“For decades, Asian leaders largely ignored climate change. It’s a Western problem, we said. They caused the problem by dumping greenhouse gases into the atmosphere; let them clean it up,” write former Maldivian President Mohamed Nasheed and former President of East Timor José Ramos-Horta in the South China Morning Post.
“Instead, we Asian leaders focused on reducing poverty by growing our economies. We were not responsible for the pollution, we argued; so we should not have to pay for it. Yes, Asia’s industrialisation was quietly building up toxic stores of carbon, but we were only following the rich world’s prescription for success. Carbon equals growth, it said; and, like those who took up smoking on the doctor’s orders, we were not to blame.
There was a time when the assumptions underpinning this line of thinking were true. Not any more.

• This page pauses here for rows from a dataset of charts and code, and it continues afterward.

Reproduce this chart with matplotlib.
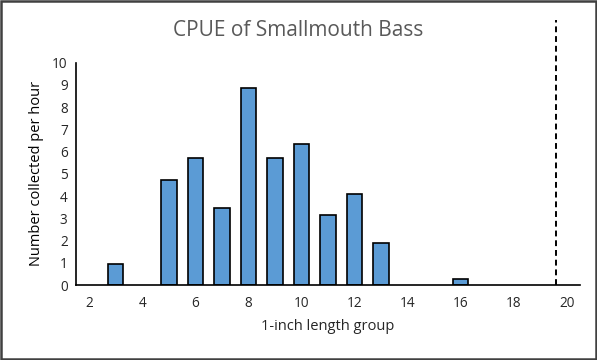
import matplotlib.pyplot as plt
import matplotlib as mpl
from matplotlib.patches import Rectangle

mpl.rcParams.update({
    "font.family": ["Open Sans", "DejaVu Sans"],
    "font.size": 9,
})

# 1-inch length groups and catch per hour
lengths = list(range(2, 21))
cpue = [0, 0.93, 0, 4.72, 5.70, 3.48, 8.85, 5.70, 6.34, 3.16, 4.11, 1.90,
        0, 0, 0.28, 0, 0, 0, 0]
tick_labels = [str(v) for v in range(2, 21, 2)]
cutoff = 19.6  # dashed reference line

BAR = "#5B9BD5"
TEXT = "#262626"

fig = plt.figure(figsize=(5.97, 3.6), dpi=100)
ax = fig.add_axes([0.1273, 0.2083, 0.8442, 0.6175])

# empty groups get no bar outline
x = [v - 2 for v, c in zip(lengths, cpue) if c > 0]
h = [c for c in cpue if c > 0]
ax.bar(x, h, width=0.58, color=BAR, edgecolor="black", linewidth=1.2, zorder=2)

ax.set_xlim(-0.5, len(lengths) - 0.5)
ax.set_ylim(0, 10)
ax.set_yticks(range(0, 11))
ax.set_xticks([v - 2 for v in range(2, 21, 2)])
ax.set_xticklabels(tick_labels)
ax.tick_params(axis="both", length=0, labelsize=9.8, colors=TEXT)
ax.tick_params(axis="x", pad=8)
ax.tick_params(axis="y", pad=6)

for s in ["top", "right"]:
    ax.spines[s].set_visible(False)
ax.spines["left"].set_color("black")
ax.spines["bottom"].set_color("black")
ax.spines["left"].set_linewidth(1.2)
ax.spines["bottom"].set_linewidth(1.2)

# dashed line reaching above the plot area
ax.plot([cutoff - 2, cutoff - 2], [0, 11.9], color="black", linewidth=1.4,
        linestyle=(0, (3, 2)), clip_on=False, zorder=3)

ax.set_xlabel("1-inch length group", fontsize=10.5, color=TEXT, labelpad=6)
ax.set_ylabel("Number collected per hour", fontsize=10.5, color="black", labelpad=6)

fig.text(0.5, 0.915, "CPUE of Smallmouth Bass", ha="center", va="center",
         fontsize=15, color="#595959")

fig.patches.append(Rectangle((0.002, 0.003), 0.996, 0.994, transform=fig.transFigure,
                             fill=False, edgecolor="#404040", linewidth=1.8))

fig.savefig("out.png", dpi=100, facecolor="white")
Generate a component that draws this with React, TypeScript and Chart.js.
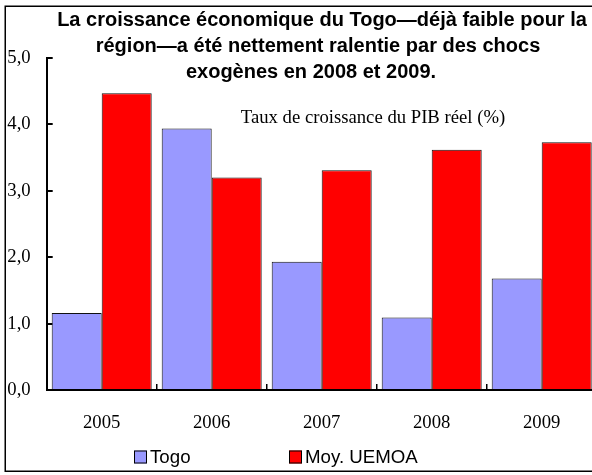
import React, { useEffect, useRef } from "react";
import { Chart, registerables } from "chart.js";

Chart.register(...registerables);

const categories = ["2005", "2006", "2007", "2008", "2009"];
const togoValues = [1.16, 3.94, 1.93, 1.09, 1.68];
const uemoaValues = [4.47, 3.2, 3.31, 3.62, 3.73];
const seriesLabels = ["Togo", "Moy. UEMOA"];
const seriesColors = ["#9999FF", "#FF0000"];
const titleLines = [
  "La croissance économique du Togo—déjà faible pour la",
  "région—a été nettement ralentie par des chocs",
  "exogènes en 2008 et 2009.",
];
const subtitleText = "Taux de croissance du PIB réel (%)";
const yMin = 0;
const yMax = 5;
const yStep = 1;

const SERIF = '"Liberation Serif", "Times New Roman", serif';
const SANS = '"Liberation Sans", Arial, sans-serif';
const FS = 18.7;
const TITLE_FS = 20;

const decorPlugin = {
  id: "decor",
  beforeDraw(chart: any) {
    const ctx = chart.ctx;
    ctx.save();
    ctx.fillStyle = "#fff";
    ctx.fillRect(0, 0, chart.width, chart.height);
    ctx.strokeStyle = "#000";
    ctx.lineWidth = 1.5;
    ctx.strokeRect(5.25, 6.25, 700, 465);
    ctx.restore();
  },
  afterDraw(chart: any) {
    const ctx = chart.ctx;
    ctx.save();
    ctx.fillStyle = "#000";
    ctx.textBaseline = "middle";
    ctx.textAlign = "center";
    ctx.font = `bold ${TITLE_FS}px ${SANS}`;
    const centers = [322, 318, 311];
    titleLines.forEach((line, i) => ctx.fillText(line, centers[i], 20 + i * 26));
    ctx.font = `${FS}px ${SERIF}`;
    ctx.fillText(subtitleText, 373, 118);
    // legend
    const xs = [134, 289];
    const ly = 457;
    ctx.font = `${FS}px ${SANS}`;
    ctx.textAlign = "left";
    chart.data.datasets.forEach((ds: any, i: number) => {
      const x = xs[i];
      ctx.fillStyle = ds.backgroundColor;
      ctx.fillRect(x, ly - 6.5, 13, 13);
      ctx.strokeStyle = "#000";
      ctx.lineWidth = 1;
      ctx.strokeRect(x + 0.5, ly - 6, 12, 12);
      ctx.fillStyle = "#000";
      ctx.fillText(ds.label, x + 16, ly + 1);
    });
    ctx.restore();
  },
};

export default function App() {
  const ref = useRef<HTMLCanvasElement | null>(null);
  useEffect(() => {
    if (!ref.current) return;
    const chart = new Chart(ref.current, {
      type: "bar",
      data: {
        labels: categories,
        datasets: [
          {
            label: seriesLabels[0],
            data: togoValues,
            backgroundColor: seriesColors[0],
            borderColor: "#111",
            borderWidth: 1,
            categoryPercentage: 100 / 110,
            barPercentage: 1,
          },
          {
            label: seriesLabels[1],
            data: uemoaValues,
            backgroundColor: seriesColors[1],
            borderColor: "#111",
            borderWidth: 1,
            categoryPercentage: 100 / 110,
            barPercentage: 1,
          },
        ],
      },
      options: {
        responsive: false,
        animation: false,
        devicePixelRatio: 1,
        layout: { padding: { left: 6, right: 3.3, top: 58, bottom: 45 } },
        plugins: {
          legend: { display: false },
          title: { display: false },
          tooltip: { enabled: false },
        },
        scales: {
          x: {
            grid: {
              offset: true,
              drawOnChartArea: false,
              drawTicks: true,
              tickLength: -6,
              color: "#000",
              lineWidth: 1.5,
            },
            border: { display: true, color: "#000", width: 2 },
            ticks: {
              padding: 28,
              color: "#000",
              font: { family: SERIF, size: FS },
            },
            afterFit: (s: any) => {
              s.height = 40;
            },
          },
          y: {
            min: yMin,
            max: yMax,
            grid: {
              drawOnChartArea: false,
              drawTicks: true,
              tickLength: -6,
              color: "#000",
              lineWidth: 2,
            },
            border: { display: true, color: "#000", width: 2 },
            ticks: {
              stepSize: yStep,
              padding: 22,
              color: "#000",
              font: { family: SERIF, size: FS },
              callback: (v: any) => Number(v).toFixed(1).replace(".", ","),
            },
            afterFit: (s: any) => {
              s.width = 40.7;
            },
          },
        },
      },
      plugins: [decorPlugin],
    });
    return () => chart.destroy();
  }, []);
  return (
    <div
      style={{
        position: "fixed",
        left: 0,
        top: 0,
        width: 592,
        height: 475,
        overflow: "hidden",
        background: "#fff",
      }}
    >
      <canvas ref={ref} width={600} height={475} style={{ display: "block" }} />
    </div>
  );
}
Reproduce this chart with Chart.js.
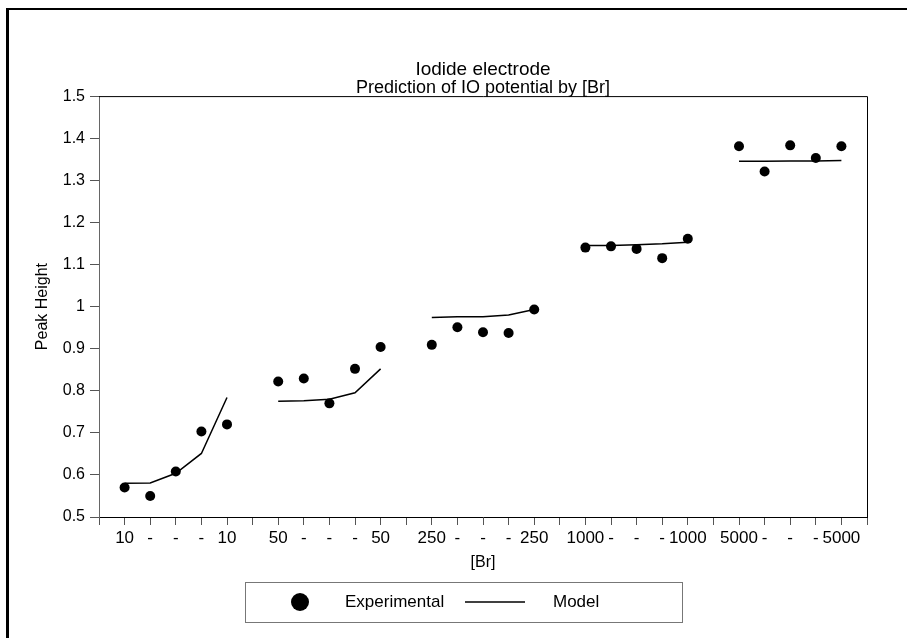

Climate change has become malignant. It threatens to blunt Asia’s growth and upend our development. Climate scientists are increasingly certain that catastrophic weather events – such as the 2011 floods in Thailand, one of history’s costliest disasters, or last year’s Typhoon Haiyan, which killed thousands of people in the Philippines – will become more frequent and intense.
From small island states to delta settlements, Asia is the climate front line. Seven of the 10 countries most vulnerable to climate change are in Asia and the Pacific. Millions of Asians are at risk. It falls to Asian governments, whose primary responsibility is to protect their citizens, to respond.”